━━ Listing ━━

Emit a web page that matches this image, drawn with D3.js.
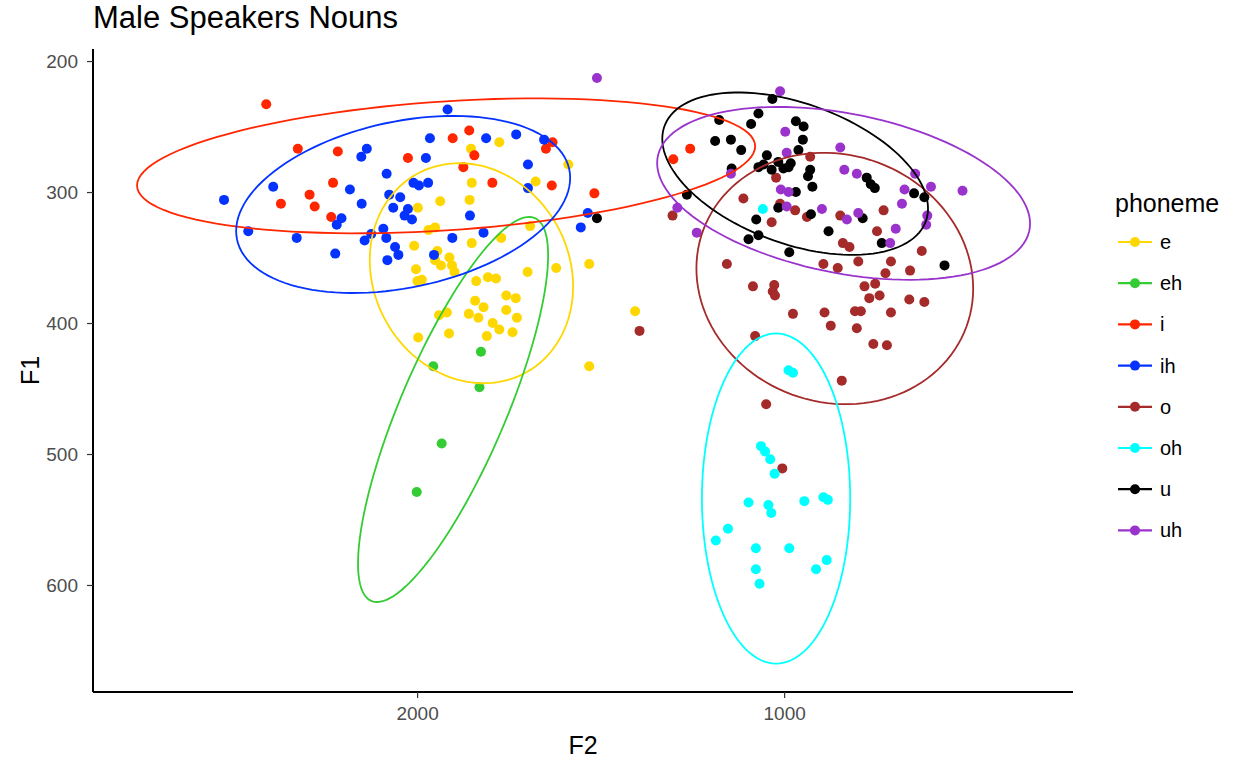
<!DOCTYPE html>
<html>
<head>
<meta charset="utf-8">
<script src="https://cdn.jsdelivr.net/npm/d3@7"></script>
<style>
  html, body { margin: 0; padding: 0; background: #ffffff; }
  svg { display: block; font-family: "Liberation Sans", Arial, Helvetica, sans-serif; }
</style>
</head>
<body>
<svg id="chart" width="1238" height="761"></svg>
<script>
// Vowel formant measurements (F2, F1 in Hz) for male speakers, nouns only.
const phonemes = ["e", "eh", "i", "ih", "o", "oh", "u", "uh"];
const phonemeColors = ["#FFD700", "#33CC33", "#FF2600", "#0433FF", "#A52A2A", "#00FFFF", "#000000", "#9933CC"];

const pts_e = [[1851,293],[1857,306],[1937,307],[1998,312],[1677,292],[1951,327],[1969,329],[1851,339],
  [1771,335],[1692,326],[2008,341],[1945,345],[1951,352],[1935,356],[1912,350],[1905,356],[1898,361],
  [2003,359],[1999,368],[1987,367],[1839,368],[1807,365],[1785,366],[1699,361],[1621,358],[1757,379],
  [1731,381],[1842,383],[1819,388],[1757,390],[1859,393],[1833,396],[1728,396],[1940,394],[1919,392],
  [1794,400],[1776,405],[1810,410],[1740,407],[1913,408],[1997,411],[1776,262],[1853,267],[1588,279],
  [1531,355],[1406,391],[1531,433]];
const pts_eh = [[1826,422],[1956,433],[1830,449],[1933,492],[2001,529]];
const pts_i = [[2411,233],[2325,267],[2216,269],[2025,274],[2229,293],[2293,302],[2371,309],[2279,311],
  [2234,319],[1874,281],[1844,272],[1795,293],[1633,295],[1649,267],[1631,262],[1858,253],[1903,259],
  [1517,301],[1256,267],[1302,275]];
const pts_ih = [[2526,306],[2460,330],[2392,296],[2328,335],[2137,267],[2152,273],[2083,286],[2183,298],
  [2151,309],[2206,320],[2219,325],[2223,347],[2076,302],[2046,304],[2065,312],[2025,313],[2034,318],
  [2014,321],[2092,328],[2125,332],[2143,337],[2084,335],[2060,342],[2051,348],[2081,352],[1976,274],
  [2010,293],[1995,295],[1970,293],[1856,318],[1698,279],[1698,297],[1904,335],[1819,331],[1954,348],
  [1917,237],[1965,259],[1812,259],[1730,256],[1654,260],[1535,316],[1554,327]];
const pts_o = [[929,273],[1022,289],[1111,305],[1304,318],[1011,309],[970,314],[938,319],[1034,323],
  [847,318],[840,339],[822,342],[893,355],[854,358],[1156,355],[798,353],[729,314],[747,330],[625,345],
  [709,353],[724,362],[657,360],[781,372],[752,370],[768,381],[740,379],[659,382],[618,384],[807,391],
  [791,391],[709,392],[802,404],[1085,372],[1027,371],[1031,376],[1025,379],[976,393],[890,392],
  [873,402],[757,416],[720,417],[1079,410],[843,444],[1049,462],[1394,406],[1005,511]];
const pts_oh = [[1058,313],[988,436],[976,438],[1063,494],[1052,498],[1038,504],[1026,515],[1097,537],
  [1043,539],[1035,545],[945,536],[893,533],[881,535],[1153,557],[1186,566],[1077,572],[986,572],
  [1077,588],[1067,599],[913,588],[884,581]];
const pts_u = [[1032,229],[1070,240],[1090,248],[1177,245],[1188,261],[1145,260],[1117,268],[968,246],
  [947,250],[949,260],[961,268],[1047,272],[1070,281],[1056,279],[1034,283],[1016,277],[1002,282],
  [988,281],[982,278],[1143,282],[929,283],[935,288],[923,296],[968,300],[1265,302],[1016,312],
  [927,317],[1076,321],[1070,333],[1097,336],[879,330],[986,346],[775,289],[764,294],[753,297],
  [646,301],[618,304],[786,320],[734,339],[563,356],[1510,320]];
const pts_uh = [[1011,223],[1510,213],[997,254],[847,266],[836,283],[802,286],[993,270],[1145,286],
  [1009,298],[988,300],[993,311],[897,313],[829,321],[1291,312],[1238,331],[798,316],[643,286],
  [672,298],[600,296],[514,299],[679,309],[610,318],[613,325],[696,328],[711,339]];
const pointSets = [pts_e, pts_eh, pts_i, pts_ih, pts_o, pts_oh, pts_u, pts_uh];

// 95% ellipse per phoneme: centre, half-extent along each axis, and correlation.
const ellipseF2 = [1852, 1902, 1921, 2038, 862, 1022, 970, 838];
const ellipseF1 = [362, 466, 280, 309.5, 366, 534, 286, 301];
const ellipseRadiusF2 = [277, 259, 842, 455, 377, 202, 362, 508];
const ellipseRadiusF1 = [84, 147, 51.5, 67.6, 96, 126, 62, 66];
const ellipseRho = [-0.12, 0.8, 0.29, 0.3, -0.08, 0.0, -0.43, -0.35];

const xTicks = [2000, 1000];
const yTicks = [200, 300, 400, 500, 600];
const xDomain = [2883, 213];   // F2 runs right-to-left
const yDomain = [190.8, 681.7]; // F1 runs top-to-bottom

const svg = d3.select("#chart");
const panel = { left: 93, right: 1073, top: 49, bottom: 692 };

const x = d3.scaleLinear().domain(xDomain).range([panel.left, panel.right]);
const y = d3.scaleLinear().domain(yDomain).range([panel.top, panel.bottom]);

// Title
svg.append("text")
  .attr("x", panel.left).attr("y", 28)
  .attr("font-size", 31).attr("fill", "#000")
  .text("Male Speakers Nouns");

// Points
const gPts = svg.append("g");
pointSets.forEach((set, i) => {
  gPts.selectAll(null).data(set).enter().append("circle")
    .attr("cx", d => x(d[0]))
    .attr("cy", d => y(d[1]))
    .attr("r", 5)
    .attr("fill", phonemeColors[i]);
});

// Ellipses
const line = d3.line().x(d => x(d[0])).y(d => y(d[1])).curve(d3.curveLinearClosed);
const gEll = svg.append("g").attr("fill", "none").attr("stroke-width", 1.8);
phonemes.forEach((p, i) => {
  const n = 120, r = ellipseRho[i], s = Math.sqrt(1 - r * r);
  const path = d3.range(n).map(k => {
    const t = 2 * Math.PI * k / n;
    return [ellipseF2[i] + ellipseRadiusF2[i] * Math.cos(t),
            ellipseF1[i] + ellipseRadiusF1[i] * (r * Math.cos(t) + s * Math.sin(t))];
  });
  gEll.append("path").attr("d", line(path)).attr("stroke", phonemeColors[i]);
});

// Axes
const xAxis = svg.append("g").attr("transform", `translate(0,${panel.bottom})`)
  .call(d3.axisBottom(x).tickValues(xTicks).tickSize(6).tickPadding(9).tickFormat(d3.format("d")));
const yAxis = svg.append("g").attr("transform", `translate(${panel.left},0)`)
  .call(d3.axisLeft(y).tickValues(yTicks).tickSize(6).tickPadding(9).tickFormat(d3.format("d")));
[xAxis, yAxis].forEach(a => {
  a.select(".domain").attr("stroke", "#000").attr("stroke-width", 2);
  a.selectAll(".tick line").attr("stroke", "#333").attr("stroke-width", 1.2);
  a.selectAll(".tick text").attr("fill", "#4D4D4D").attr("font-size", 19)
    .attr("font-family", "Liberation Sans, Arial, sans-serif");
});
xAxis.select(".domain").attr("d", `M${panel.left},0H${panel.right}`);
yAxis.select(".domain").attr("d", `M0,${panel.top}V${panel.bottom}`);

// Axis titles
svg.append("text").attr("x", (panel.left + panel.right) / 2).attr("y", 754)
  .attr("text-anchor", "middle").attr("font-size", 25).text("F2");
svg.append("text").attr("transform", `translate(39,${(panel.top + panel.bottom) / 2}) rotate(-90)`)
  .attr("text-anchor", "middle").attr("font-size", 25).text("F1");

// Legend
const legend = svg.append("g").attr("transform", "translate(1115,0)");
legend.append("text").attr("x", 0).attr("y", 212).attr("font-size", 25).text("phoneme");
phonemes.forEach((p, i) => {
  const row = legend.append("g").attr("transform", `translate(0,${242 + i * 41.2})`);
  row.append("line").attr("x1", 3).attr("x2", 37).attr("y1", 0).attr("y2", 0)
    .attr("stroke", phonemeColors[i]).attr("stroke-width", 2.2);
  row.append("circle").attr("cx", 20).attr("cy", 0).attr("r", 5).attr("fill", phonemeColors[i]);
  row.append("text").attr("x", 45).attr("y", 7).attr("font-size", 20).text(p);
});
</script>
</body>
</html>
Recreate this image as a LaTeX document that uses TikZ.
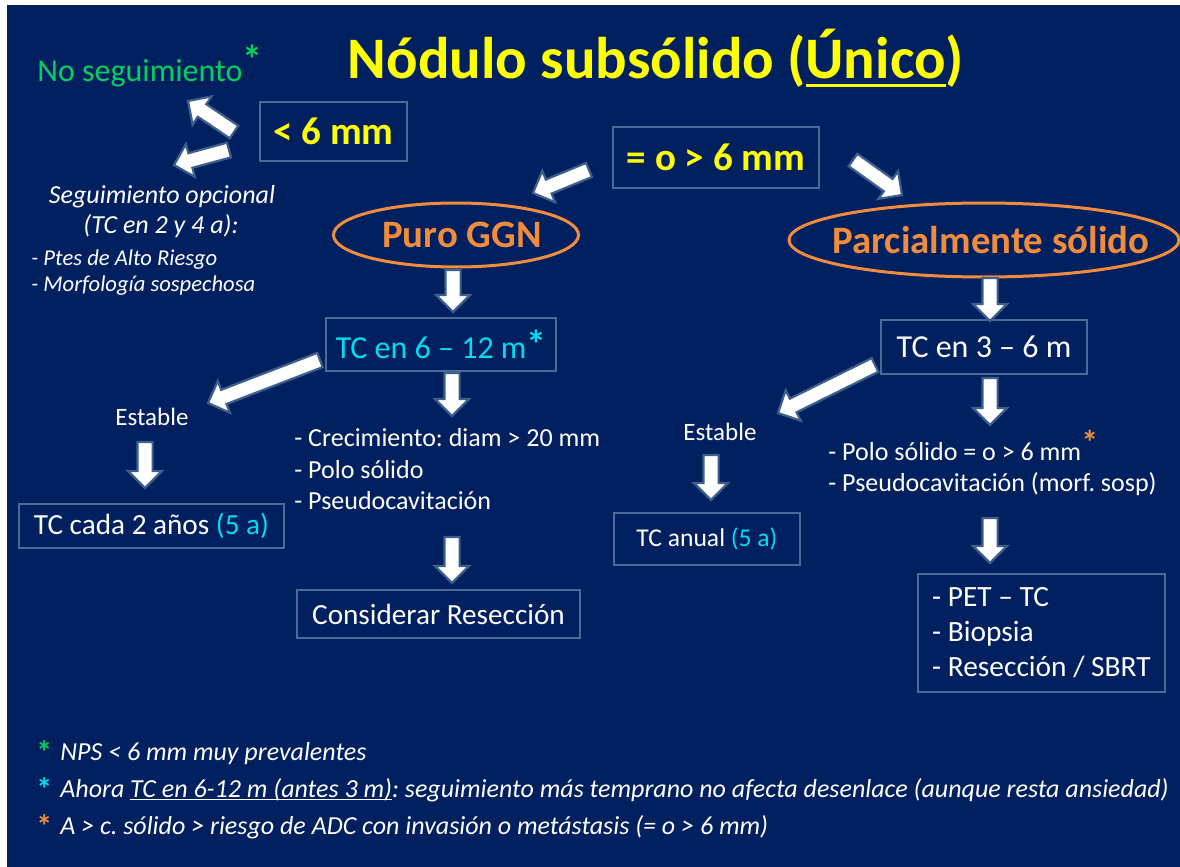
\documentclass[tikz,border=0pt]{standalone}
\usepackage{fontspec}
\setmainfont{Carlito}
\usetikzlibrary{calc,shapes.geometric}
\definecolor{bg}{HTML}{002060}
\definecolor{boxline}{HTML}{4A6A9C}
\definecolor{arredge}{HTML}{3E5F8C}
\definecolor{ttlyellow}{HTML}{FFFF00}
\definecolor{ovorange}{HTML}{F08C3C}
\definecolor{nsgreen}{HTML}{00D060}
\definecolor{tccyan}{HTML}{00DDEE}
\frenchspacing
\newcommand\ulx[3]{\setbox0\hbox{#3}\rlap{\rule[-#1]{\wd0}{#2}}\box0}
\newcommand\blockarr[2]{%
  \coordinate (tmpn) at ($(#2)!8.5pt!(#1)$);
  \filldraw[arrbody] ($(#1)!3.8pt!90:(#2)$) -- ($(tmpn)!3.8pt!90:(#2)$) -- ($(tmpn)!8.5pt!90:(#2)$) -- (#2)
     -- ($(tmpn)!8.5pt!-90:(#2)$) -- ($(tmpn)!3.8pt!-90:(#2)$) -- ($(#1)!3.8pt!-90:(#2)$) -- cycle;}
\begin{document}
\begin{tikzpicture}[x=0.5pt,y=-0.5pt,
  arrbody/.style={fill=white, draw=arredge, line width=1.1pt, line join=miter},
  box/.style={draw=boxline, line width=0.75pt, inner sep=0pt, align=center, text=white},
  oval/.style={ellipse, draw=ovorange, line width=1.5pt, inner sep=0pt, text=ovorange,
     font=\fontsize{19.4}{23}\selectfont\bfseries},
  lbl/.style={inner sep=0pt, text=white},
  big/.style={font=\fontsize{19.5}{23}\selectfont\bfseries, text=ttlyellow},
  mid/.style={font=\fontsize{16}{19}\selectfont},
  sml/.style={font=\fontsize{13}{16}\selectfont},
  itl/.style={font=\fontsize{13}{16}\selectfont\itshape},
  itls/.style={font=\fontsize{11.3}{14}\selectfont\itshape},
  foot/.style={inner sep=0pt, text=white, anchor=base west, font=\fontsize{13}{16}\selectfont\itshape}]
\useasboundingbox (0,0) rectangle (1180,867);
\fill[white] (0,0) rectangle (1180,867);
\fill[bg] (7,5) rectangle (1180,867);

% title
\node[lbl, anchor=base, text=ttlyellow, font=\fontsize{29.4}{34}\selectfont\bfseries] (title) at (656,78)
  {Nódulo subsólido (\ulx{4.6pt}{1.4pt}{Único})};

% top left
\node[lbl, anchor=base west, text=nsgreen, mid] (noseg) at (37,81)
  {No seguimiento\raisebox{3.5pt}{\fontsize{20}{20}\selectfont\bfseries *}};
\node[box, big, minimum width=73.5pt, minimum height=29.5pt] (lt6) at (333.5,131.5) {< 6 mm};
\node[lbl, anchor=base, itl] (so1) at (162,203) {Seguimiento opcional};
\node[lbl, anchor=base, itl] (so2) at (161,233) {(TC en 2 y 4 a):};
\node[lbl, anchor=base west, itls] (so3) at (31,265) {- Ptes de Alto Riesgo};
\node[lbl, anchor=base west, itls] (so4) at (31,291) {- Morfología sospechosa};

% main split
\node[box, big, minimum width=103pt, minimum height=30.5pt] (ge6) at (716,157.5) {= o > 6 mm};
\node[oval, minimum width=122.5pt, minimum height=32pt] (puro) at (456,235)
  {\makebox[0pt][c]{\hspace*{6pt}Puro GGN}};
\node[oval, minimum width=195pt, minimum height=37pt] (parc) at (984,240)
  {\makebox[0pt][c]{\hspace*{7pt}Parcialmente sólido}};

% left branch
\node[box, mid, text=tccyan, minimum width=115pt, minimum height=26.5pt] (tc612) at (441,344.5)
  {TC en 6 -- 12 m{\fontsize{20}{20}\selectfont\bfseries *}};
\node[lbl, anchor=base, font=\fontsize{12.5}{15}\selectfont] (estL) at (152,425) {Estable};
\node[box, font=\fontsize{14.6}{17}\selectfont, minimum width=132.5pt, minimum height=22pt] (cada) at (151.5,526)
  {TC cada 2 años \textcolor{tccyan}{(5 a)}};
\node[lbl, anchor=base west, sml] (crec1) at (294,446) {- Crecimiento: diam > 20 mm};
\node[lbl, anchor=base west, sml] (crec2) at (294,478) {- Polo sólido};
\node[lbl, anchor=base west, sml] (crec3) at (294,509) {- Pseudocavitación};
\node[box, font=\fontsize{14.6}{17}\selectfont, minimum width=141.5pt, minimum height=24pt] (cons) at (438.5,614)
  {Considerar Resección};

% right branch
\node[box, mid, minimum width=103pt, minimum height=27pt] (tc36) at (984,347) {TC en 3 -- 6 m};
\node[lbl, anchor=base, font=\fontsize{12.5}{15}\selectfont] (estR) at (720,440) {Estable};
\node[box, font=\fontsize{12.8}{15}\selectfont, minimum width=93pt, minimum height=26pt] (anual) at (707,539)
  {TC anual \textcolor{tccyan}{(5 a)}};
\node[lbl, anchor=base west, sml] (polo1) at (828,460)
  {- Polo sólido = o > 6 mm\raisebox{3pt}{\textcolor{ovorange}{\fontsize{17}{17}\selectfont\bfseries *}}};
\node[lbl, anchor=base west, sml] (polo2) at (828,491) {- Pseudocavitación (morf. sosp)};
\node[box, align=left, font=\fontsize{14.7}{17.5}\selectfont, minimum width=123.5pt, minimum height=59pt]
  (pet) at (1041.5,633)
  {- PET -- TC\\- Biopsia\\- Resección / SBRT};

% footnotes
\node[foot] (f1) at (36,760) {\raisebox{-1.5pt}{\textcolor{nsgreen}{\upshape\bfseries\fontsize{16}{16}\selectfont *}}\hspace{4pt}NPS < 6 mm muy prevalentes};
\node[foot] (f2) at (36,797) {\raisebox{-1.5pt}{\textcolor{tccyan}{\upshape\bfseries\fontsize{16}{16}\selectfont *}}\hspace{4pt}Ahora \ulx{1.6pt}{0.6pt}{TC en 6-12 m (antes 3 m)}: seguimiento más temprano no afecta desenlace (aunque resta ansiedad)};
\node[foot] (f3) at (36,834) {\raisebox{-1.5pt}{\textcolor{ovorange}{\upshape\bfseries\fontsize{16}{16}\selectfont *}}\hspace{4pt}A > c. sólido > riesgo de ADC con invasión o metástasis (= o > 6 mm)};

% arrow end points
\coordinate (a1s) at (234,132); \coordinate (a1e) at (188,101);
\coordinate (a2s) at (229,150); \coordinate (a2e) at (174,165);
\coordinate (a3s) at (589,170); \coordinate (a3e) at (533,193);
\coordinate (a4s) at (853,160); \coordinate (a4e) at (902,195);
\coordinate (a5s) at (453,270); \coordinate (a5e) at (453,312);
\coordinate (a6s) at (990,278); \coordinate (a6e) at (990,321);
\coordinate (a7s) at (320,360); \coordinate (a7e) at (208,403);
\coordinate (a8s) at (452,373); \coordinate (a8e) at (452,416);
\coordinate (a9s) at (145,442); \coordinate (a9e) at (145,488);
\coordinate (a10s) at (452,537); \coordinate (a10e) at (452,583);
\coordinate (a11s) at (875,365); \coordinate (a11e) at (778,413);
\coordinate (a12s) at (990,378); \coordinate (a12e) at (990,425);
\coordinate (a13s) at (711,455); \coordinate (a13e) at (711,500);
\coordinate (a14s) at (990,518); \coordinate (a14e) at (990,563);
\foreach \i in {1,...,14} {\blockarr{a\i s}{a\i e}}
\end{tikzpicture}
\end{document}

━━━

### Required task
Check each line above for "image" and return the ones that have it.

### Correct response
Emit a web page that matches this image, drawn with D3.js.
Recreate this image as a LaTeX document that uses TikZ.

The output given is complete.